For night-time operation, this HAA would convert power transmitted from a ship-board or a ground-based microwave station and run a megawatt-class fuel-cell system. The onboard hydrogen fuel-cell system would generate 1MW. Considering a state-of-the-art power density of 0.5kW/kg, a megawatt-class, fuel-cell system would add only 2000kg to the HAA. The end product of the fuel-cell system is water. The water from nighttime fuel-cell operation is collected and recycled during the daytime by breaking it down into hydrogen and oxygen using the excess power from the triple-layer TE generated.

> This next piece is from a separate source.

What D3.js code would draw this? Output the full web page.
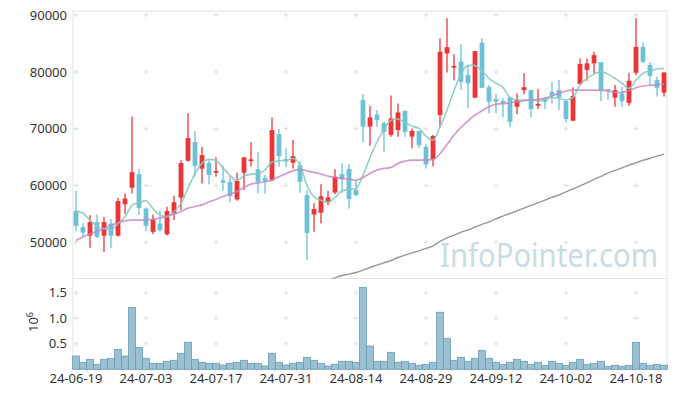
<!DOCTYPE html>
<html><head><meta charset="utf-8">
<script src="https://cdn.jsdelivr.net/npm/d3@7/dist/d3.min.js"></script>
<style>body{margin:0;background:#fff}svg{display:block}text{font-family:"Noto Sans",sans-serif}</style>
</head><body><svg id="c" width="677" height="397"></svg>
<script>
// ---- data ----
const dates = ["24-06-19","24-06-20","24-06-21","24-06-24","24-06-25","24-06-26","24-06-27","24-06-28",
"24-07-01","24-07-02","24-07-03","24-07-04","24-07-05","24-07-08","24-07-09","24-07-10","24-07-11","24-07-12",
"24-07-15","24-07-16","24-07-17","24-07-18","24-07-19","24-07-22","24-07-23","24-07-24","24-07-25","24-07-26",
"24-07-29","24-07-30","24-07-31","24-08-01","24-08-02","24-08-05","24-08-06","24-08-07","24-08-08","24-08-09",
"24-08-12","24-08-13","24-08-14","24-08-16","24-08-19","24-08-20","24-08-21","24-08-22","24-08-23","24-08-26",
"24-08-27","24-08-28","24-08-29","24-08-30","24-09-02","24-09-03","24-09-04","24-09-05","24-09-06","24-09-09",
"24-09-10","24-09-11","24-09-12","24-09-13","24-09-19","24-09-20","24-09-23","24-09-24","24-09-25","24-09-26",
"24-09-27","24-09-30","24-10-02","24-10-04","24-10-07","24-10-08","24-10-10","24-10-11","24-10-14","24-10-15",
"24-10-16","24-10-17","24-10-18","24-10-21","24-10-22","24-10-23","24-10-24"];
const openP = [55500,52650,51150,53550,51150,53300,51150,56700,59600,62000,55950,51850,53300,51400,55050,57850,64350,67650,
62950,63950,62250,60900,60600,57550,62250,64300,62850,61350,60900,69050,64650,64000,63600,58300,54900,55200,57000,58750,
62000,62900,59200,75050,70350,72500,70950,68900,69750,73100,68600,69600,66800,64600,72400,83250,80750,81800,79450,75450,
85150,77300,75200,74850,75550,73850,76800,76800,74050,75350,76500,76800,74900,71400,77850,80350,81500,81700,76950,75450,
76200,74550,79850,84400,81200,78550,76350];
const highP = [59050,53400,54750,54900,54450,54100,57850,58600,72150,62850,56100,54900,55650,56250,58200,64450,72700,69600,
66750,64450,64950,63450,61650,62250,65000,67600,65950,61850,72000,69950,66550,68000,64200,59200,56850,60200,59050,62850,
63900,63800,60950,76050,74000,73300,71200,75850,74450,73300,70050,69600,67250,68900,85900,89450,83100,84850,81200,83700,
85900,77700,76200,75350,75600,76200,79750,76850,76950,75500,78250,78550,74950,77300,82350,82350,83550,81700,76950,77700,
77400,79750,89450,85200,81700,79150,79900];
const lowP = [51950,50900,49050,50700,48350,49000,51000,55000,58600,54800,51950,51400,51850,51200,53900,55650,64200,61550,
60350,60200,61550,59050,57000,57300,59200,63350,58600,58600,60800,63300,63250,63000,58700,46850,51850,53300,56500,58450,
58600,55950,58100,67600,67000,70350,65800,68600,68600,68600,66550,66550,63000,63400,70350,79900,78500,76800,73600,75400,
77200,72700,72700,72000,70250,72550,76050,72000,73450,73450,74450,73300,71100,71400,77850,78450,79750,74850,75050,73850,
73850,74050,79400,81500,77700,75650,75650];
const closeP = [52900,51700,53550,50950,53550,51150,57250,57700,62350,56050,52900,54000,52150,55500,57050,63950,68350,63450,
65350,61850,62550,60500,58150,60800,64950,64600,60650,60800,69750,65150,64200,65150,60650,51650,55850,58100,57900,61550,
61100,57600,58300,70350,72000,71500,69450,71800,72850,69450,69600,67100,63700,68700,83550,84350,81050,78250,78000,83650,
77200,74750,74750,74450,71200,75050,77300,73450,74350,74750,75800,75500,71700,75750,81400,81500,82950,76700,76650,76800,
74850,78450,84400,81800,79300,77200,79900];
const volume = [260000,137000,196000,98000,196000,216000,390000,260000,1215000,430000,216000,118000,118000,157000,176000,314000,530000,196000,
137000,118000,118000,84000,118000,137000,176000,118000,118000,65000,314000,137000,84000,118000,137000,235000,176000,118000,65000,98000,
157000,157000,137000,1608000,457000,157000,157000,333000,137000,157000,118000,78000,98000,137000,1118000,608000,176000,235000,157000,216000,
372000,216000,137000,98000,137000,196000,157000,98000,137000,78000,157000,118000,78000,137000,196000,98000,118000,157000,59000,78000,
59000,78000,529000,118000,78000,98000,78000];
const ma5 = [55480,55100,53900,52800,52400,52200,53300,54500,56500,57000,57300,55900,54800,54500,55400,56800,59500,62100,
63900,64600,64400,63100,61800,60900,61650,62000,62100,62700,64150,64350,64450,64750,63600,60050,58000,57400,57100,57900,
59050,59300,59500,61800,64900,67700,69800,71500,71700,71050,70450,70050,68700,68000,70300,73250,76700,79600,81150,81100,
80150,78850,78000,77250,75500,75050,75050,75050,74900,75150,75500,75350,75050,75500,77700,78850,79600,80050,79600,78850,
78000,77100,78550,79750,80150,80500,80600];
const ma20 = [50320,50960,51430,51900,52430,52960,53420,53770,53900,53900,53900,54070,54250,54600,54950,55420,56010,56300,
56590,57120,57540,58050,58450,59000,59650,60240,60470,60650,60940,61530,62110,62580,62830,62580,62300,62000,61650,61410,
61240,61120,60940,61410,62110,62710,63000,63180,63890,64290,64470,64470,64470,64590,65580,67200,68870,70230,71390,72400,
73160,73860,74330,74390,74570,74740,74920,75040,75160,75390,75750,76220,76630,76800,76800,76800,76800,76740,76630,76400,
76400,76680,77210,77510,77630,77740,77860];
const maLongStartIndex = 36;
const maLong = [43350,43730,44150,44380,44680,45090,45560,45970,46370,46790,47320,47730,48130,48490,48910,49370,50150,50780,
51250,51780,52190,52660,53140,53600,54130,54600,55070,55530,56010,56480,56940,57420,57890,58350,58880,59410,59940,60470,
61060,61590,62180,62650,63110,63590,63990,64420,64770,65170,65530];
const priceTicks = [50000,60000,70000,80000,90000];
const volumeTicks = [500000,1000000,1500000];
const tickLabels = ["24-06-19","24-07-03","24-07-17","24-07-31","24-08-14","24-08-29","24-09-12","24-10-02","24-10-18"];

// ---- layout ----
const svg = d3.select("#c");
const L = 72.5, R = 667.5, PT = 11, PB = 278.5, VT = 278.5, VB = 369;
const RED = "#ee3535", BLUE = "#6cc0d8";

const x = d3.scaleBand().domain(dates).range([L, R]).padding(0);
const cx = d => x(d) + x.bandwidth() / 2;
const yP = d3.scaleLinear().domain([43620, 90720]).range([PB, PT]);
const yV = d3.scaleLinear().domain([0, 1780000]).range([369.3, VT]);

svg.append("defs").append("clipPath").attr("id","pclip")
  .append("rect").attr("x",L).attr("y",PT).attr("width",R-L).attr("height",PB-PT);

// watermark
svg.append("text").attr("x",440).attr("y",267).attr("font-size",32)
  .attr("fill","#c9dbe5").attr("textLength",218).attr("lengthAdjust","spacingAndGlyphs")
  .text("InfoPointer.com");

// frames
const frame = svg.append("g").attr("stroke","#e4e4e4").attr("fill","none");
frame.append("rect").attr("x",73).attr("y",PT).attr("width",R-0.5-73).attr("height",PB-PT);
frame.append("rect").attr("x",73).attr("y",VT).attr("width",R-0.5-73).attr("height",VB-VT);

// grid crosses
const gx = tickLabels.map(t => cx(t));
const gys = priceTicks.map(v => yP(v)).concat(volumeTicks.map(v => yV(v)));
const crosses = [];
gx.forEach(a => gys.forEach(b => crosses.push([a,b])));
svg.append("g").selectAll("path").data(crosses).join("path")
  .attr("d", d => `M${d[0]-2.5},${d[1]}H${d[0]+2.5}M${d[0]},${d[1]-2.5}V${d[1]+2.5}`)
  .attr("stroke","#dedede").attr("stroke-width",1);

// volume bars
svg.append("g").selectAll("rect").data(dates).join("rect")
  .attr("x", d => x(d)).attr("width", x.bandwidth())
  .attr("y", (d,i) => yV(volume[i])).attr("height", (d,i) => yV(0) - yV(volume[i]))
  .attr("fill","#9bc0d1").attr("stroke","#6a9db4").attr("stroke-width",0.8);

// candles
const cg = svg.append("g").attr("clip-path","url(#pclip)");
cg.selectAll("line").data(dates).join("line")
  .attr("x1", d => cx(d)).attr("x2", d => cx(d))
  .attr("y1", (d,i) => yP(highP[i])).attr("y2", (d,i) => yP(lowP[i]))
  .attr("stroke", (d,i) => closeP[i] >= openP[i] ? RED : BLUE).attr("stroke-width",1.3);
cg.selectAll("rect").data(dates).join("rect")
  .attr("x", d => cx(d) - 2.4).attr("width", 4.8)
  .attr("y", (d,i) => yP(Math.max(openP[i], closeP[i])))
  .attr("height", (d,i) => Math.max(1.2, Math.abs(yP(openP[i]) - yP(closeP[i]))))
  .attr("fill", (d,i) => closeP[i] >= openP[i] ? RED : BLUE);

// moving averages
const lineGen = d3.line().x(d => cx(d[0])).y(d => yP(d[1])).curve(d3.curveMonotoneX);
const lg = svg.append("g").attr("clip-path","url(#pclip)").attr("fill","none");
lg.append("path").attr("d", lineGen(dates.map((d,i) => [d, ma5[i]])))
  .attr("stroke","#86cbbf").attr("stroke-width",1.6).attr("stroke-opacity",0.9);
lg.append("path").attr("d", lineGen(dates.map((d,i) => [d, ma20[i]])))
  .attr("stroke","#c684c4").attr("stroke-width",1.7).attr("stroke-opacity",0.8);
lg.append("path").attr("d", lineGen(maLong.map((v,i) => [dates[i + maLongStartIndex], v])))
  .attr("stroke","#969696").attr("stroke-width",1.4);

// axes
function styleAxis(g){
  g.select(".domain").remove();
  g.selectAll("text").attr("font-family","Noto Sans, sans-serif").attr("font-size",13).attr("fill","#333");
}
svg.append("g").attr("transform","translate(73,0)")
  .call(d3.axisLeft(yP).tickValues(priceTicks).tickSize(0).tickPadding(6).tickFormat(d3.format("d")))
  .call(styleAxis);
svg.append("g").attr("transform","translate(73,0)")
  .call(d3.axisLeft(yV).tickValues(volumeTicks).tickSize(0).tickPadding(6).tickFormat(d => (d/1e6).toFixed(1)))
  .call(styleAxis);
svg.append("g").attr("transform",`translate(0,${VB})`)
  .call(d3.axisBottom(x).tickValues(tickLabels).tickSize(0).tickPadding(5))
  .call(styleAxis);

// volume unit label
const ul = svg.append("text").attr("transform","translate(38,332) rotate(-90)")
  .attr("font-size",13).attr("fill","#333");
ul.append("tspan").text("10");
ul.append("tspan").attr("dy",-5).attr("font-size",9).text("6");
</script></body></html>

The power harvested can be used for various applications: propulsion of the HAA, operation of microwave-powered aerial vehicles (MPAVs) that are under development at the NASA Langley Research Center (see Figure 3),³ weather observation, remote surveillance and monitoring of air and water pollution, air- and maritime-traffic control, a telecommunication-relay station, a number of military applications, a power station for wireless-power transmission to rural areas or areas lacking electrical power, and so on. Wireless-power transmission to MPAVs broadens their roles for close-proximity measurements and surveillance. All of these applications require a continuous power source that will run for several hours in a sequential or pulsed mode. My colleagues and I are continuing theoretical and experimental studies of both the HAA power-budget plan based on the tandem mode of advanced TE materials and the new class of lightweight, microwave-powered MPAVs.